Green Wall initiative wastes funds and sustainability efforts

On March 6, the Undergraduate Student Government’s Sustainability Committee and Baruch College’s Sustainability Task Force proposed the “Greener Baruch Initiative,” a project comprised of two parts: planting a tree on the corner of 24th Street and Lexington Avenue and installing a “Green Wall” at the south entrance of the Newman Vertical Campus, above the statue of Bernard Baruch. The initiative is largely symbolic, aiming to create conversations and educate students about climate change. While the planting of a tree is a fine idea, installing the Green Wall is not an efficient use of Baruch’s funds.

The Green Wall is estimated to cost $15,000, with a yearly upkeep cost of $2,000. The emphasis on the project’s high visibility is notable; it would be hard to miss a wall of shrubbery that would stand approximately 10 feet tall. There are issues present in the Green Wall as an outlet for sustainability spending, however.

Symbols can be misread or forgotten. As a mostly aesthetic piece, the Green Wall would not be a practical spending of the school’s money because choosing the attention-grabbing green wall over a sensible sustainable initiative is counterproductive. The big wall may start conversations, but it does not create a forum in which the conversation can continue on constructively. Much like the Confederate statues that were discussed during 2017, the Green Wall would be more of a symbol than a lesson. No matter how descriptive a plaque explaining the purpose of the wall could be, dialogue and education about climate change are better executed in a classroom or another, more formalized setting.

Instead of committing funds to the Green Wall, Baruch should choose a more productive, less flashy spending of the money. For example, with all the paper that the school uses, the Sustainability Committee could ensure that there would always be recycled paper made available to students. Alternatively, efforts could be made to reduce the use of plastic water bottles and encourage students to use refillable water bottles instead.
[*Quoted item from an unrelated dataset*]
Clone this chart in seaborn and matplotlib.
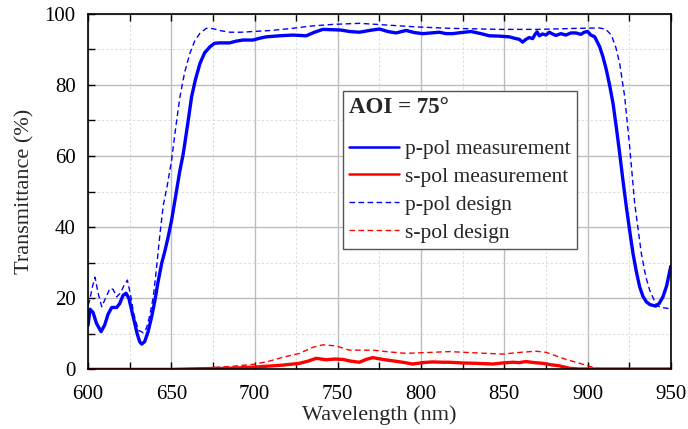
import matplotlib
matplotlib.use("Agg")
import matplotlib.pyplot as plt
import seaborn as sns
from matplotlib.ticker import MultipleLocator

# p-pol measurement
p_meas_wl = [600, 601.2, 603, 605, 607.8, 610, 612, 614.2, 617.2, 619, 621, 622.8, 624.5, 626,
             627.5, 629.5, 631, 632.2, 634, 636, 638.2, 640, 642, 644.2, 646, 648, 650.2, 652.2,
             655, 657.2, 660, 662.2, 664.5, 667.2, 670, 673.2, 676, 679, 685, 689, 693, 699, 703,
             707, 715, 723, 731, 736, 741, 747, 752, 757, 763, 769, 775, 780, 785, 791, 796, 801,
             806, 811, 815, 819, 824, 830, 836, 841, 847, 853, 857, 859, 861, 863, 865, 867, 868.5,
             869.7, 871, 873, 875, 877, 879, 881, 884, 887, 890, 893, 896, 898, 900, 902, 904.3,
             907.3, 909.3, 911.3, 913.3, 915.3, 917.3, 919.3, 921.3, 923.3, 925.3, 927.3, 929.3,
             931.3, 933.3, 935.3, 937.5, 940.9, 943, 945.3, 947.5, 950]
p_meas = [12.4, 16.9, 16.0, 13.0, 10.6, 12.5, 15.5, 17.4, 17.4, 18.5, 20.8, 21.4, 20.0, 17.0,
          14.0, 10.0, 7.8, 7.1, 7.8, 10.5, 14.8, 19.0, 24.5, 29.8, 33.0, 37.0, 42.0, 47.6,
          55.5, 60.7, 69.5, 76.7, 81.5, 86.0, 89.0, 90.7, 91.7, 91.8, 91.8, 92.3, 92.6, 92.6, 93.1,
          93.5, 93.8, 94.0, 93.8, 94.8, 95.6, 95.5, 95.4, 95.0, 94.8, 95.3, 95.7, 95.0, 94.6, 95.3,
          94.7, 94.4, 94.6, 94.8, 94.4, 94.4, 94.7, 95.0, 94.4, 93.8, 93.7, 93.5, 93.0, 92.8, 92.0,
          92.8, 93.3, 93.0, 94.2, 94.9, 93.8, 94.3, 94.0, 94.8, 94.3, 93.9, 94.4, 94.0, 94.6,
          94.6, 94.2, 94.8, 95.0, 94.0, 93.5, 90.7, 87.8, 84.2, 79.8, 74.8, 68.0, 60.7, 53.0,
          45.7, 39.0, 32.6, 27.5, 23.2, 20.5, 19.0, 18.2, 17.8, 18.5, 20.4, 23.5, 29.0]

# s-pol measurement
s_meas_wl = [600, 650, 670, 685, 699, 708, 717, 727, 732, 737, 743, 748, 753, 758, 763, 767, 771,
             777, 783, 789, 795, 801, 807, 813, 817, 825, 833, 843, 849, 855, 859, 863, 868, 873,
             878, 883, 889, 895, 950]
s_meas = [0.0, 0.0, 0.2, 0.3, 0.6, 0.9, 1.2, 1.7, 2.3, 3.1, 2.7, 2.9, 2.8, 2.3, 2.0, 2.8, 3.3,
          2.8, 2.4, 2.0, 1.5, 1.9, 2.1, 2.0, 2.0, 1.8, 1.7, 1.5, 1.8, 2.0, 1.9, 2.2, 1.9, 1.7,
          1.3, 1.0, 0.3, 0.1, 0.1]

# p-pol design
p_des_wl = [600, 601, 602.5, 604.2, 606, 608.2, 610.5, 613.2, 615, 617.2, 619.5, 621.5, 623.6,
            625.5, 627.5, 630.2, 633.2, 635, 637, 639.2, 641, 643.2, 645.2, 647.5, 650.2, 652.5,
            655.2, 658, 661.2, 664, 667.2, 671, 675, 680, 685.2, 692, 699, 710, 723, 733, 747,
            763, 780, 797, 817, 847, 870, 895.3, 907.3, 911, 914.3, 917, 919.3, 922.3, 925.3,
            928.3, 932.3, 935, 937.3, 941.3, 944, 947.7, 950]
p_des = [18.0, 19.5, 23.0, 25.9, 21.5, 17.6, 20.0, 22.8, 22.5, 20.4, 21.5, 23.5, 25.1,
         21.0, 15.5, 11.0, 10.3, 11.5, 15.0, 20.4, 28.0, 38.2, 46.2, 51.5, 58.9, 67.5,
         76.7, 83.5, 88.9, 92.3, 94.5, 95.9, 95.8, 95.2, 94.8, 94.8, 95.0, 95.3, 95.9, 96.5, 97.0,
         97.3, 96.8, 96.3, 95.9, 95.6, 95.6, 95.9, 96.0, 95.6, 94.0, 90.5, 86.0, 76.7, 62.6,
         46.7, 32.6, 26.0, 22.3, 18.1, 17.4, 17.2, 16.9]

# s-pol design
s_des_wl = [600, 650, 667, 685, 699, 708, 717, 727, 735, 741, 749, 757, 771, 781, 791, 807, 817,
            830, 849, 860, 869, 875, 881, 887, 893, 899, 905, 910, 950]
s_des = [0.0, 0.1, 0.3, 0.8, 1.4, 2.2, 3.4, 4.5, 6.2, 6.9, 6.6, 5.4, 5.4, 4.9, 4.5, 4.8, 5.0,
         4.7, 4.3, 4.8, 5.1, 4.8, 3.8, 2.8, 2.0, 1.2, 0.3, 0.1, 0.1]

BLUE = "#0000ff"
RED = "#ff0000"

sns.set_style("ticks")
plt.rcParams["font.family"] = ["Liberation Serif", "DejaVu Serif"]

fig = plt.figure(figsize=(6.88, 4.29), dpi=100)
ax = fig.add_axes([0.128, 0.139, 0.847, 0.829])

sns.lineplot(x=p_meas_wl, y=p_meas, ax=ax, color=BLUE, lw=2.4, label="p-pol measurement",
             sort=False, estimator=None)
sns.lineplot(x=s_meas_wl, y=s_meas, ax=ax, color=RED, lw=2.4, label="s-pol measurement",
             sort=False, estimator=None)
sns.lineplot(x=p_des_wl, y=p_des, ax=ax, color=BLUE, lw=1.0, label="p-pol design",
             sort=False, estimator=None)
sns.lineplot(x=s_des_wl, y=s_des, ax=ax, color=RED, lw=1.0, label="s-pol design",
             sort=False, estimator=None)
ax.lines[2].set_linestyle((0, (4, 2.5)))
ax.lines[3].set_linestyle((0, (4, 2.5)))

ax.set_xlim(600, 950)
ax.set_ylim(0, 100)
ax.xaxis.set_major_locator(MultipleLocator(50))
ax.xaxis.set_minor_locator(MultipleLocator(25))
ax.yaxis.set_major_locator(MultipleLocator(20))
ax.yaxis.set_minor_locator(MultipleLocator(10))
ax.grid(which="major", color="#bdbdbd", lw=1.0, ls="-")
ax.grid(which="minor", color="#dcdcdc", lw=0.8, ls=(0, (2, 2)))
ax.set_axisbelow(True)
ax.tick_params(which="both", direction="in", top=True, right=False, length=5, width=1.0,
               labelsize=15, colors="black")
ax.tick_params(axis="x", which="both", pad=11)
ax.tick_params(axis="y", which="both", pad=9)
for sp in ax.spines.values():
    sp.set_linewidth(1.2)
    sp.set_color("black")

ax.set_xlabel("Wavelength (nm)", fontsize=16, labelpad=1)
ax.set_ylabel("Transmittance (%)", fontsize=16, labelpad=7)

leg = ax.legend(loc="upper left", bbox_to_anchor=(0.438, 0.782), borderaxespad=0,
                title="AOI = 75°", title_fontproperties={"weight": "bold", "size": 16.5},
                fontsize=15.5, frameon=True, fancybox=False, framealpha=1,
                edgecolor="#555555", handlelength=2.3, handletextpad=0.3,
                labelspacing=0.36, borderpad=0.28, alignment="left")
leg.get_frame().set_linewidth(1.0)
leg._legend_box.sep = 15
for h in leg.get_lines()[:2]:
    h.set_linewidth(1.8)

fig.savefig("out.png", dpi=100)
Change is best when it comes not out of a place of performance — trying to show the world how an organization should be seen positively — but from a drive for action. The project proposal says that Baruch can “flex its environmental muscles” through the tree and the wall. Having muscles is fine, but when they are being shown off unnecessarily while they could be used for more constructive purposes, they just seem like a waste.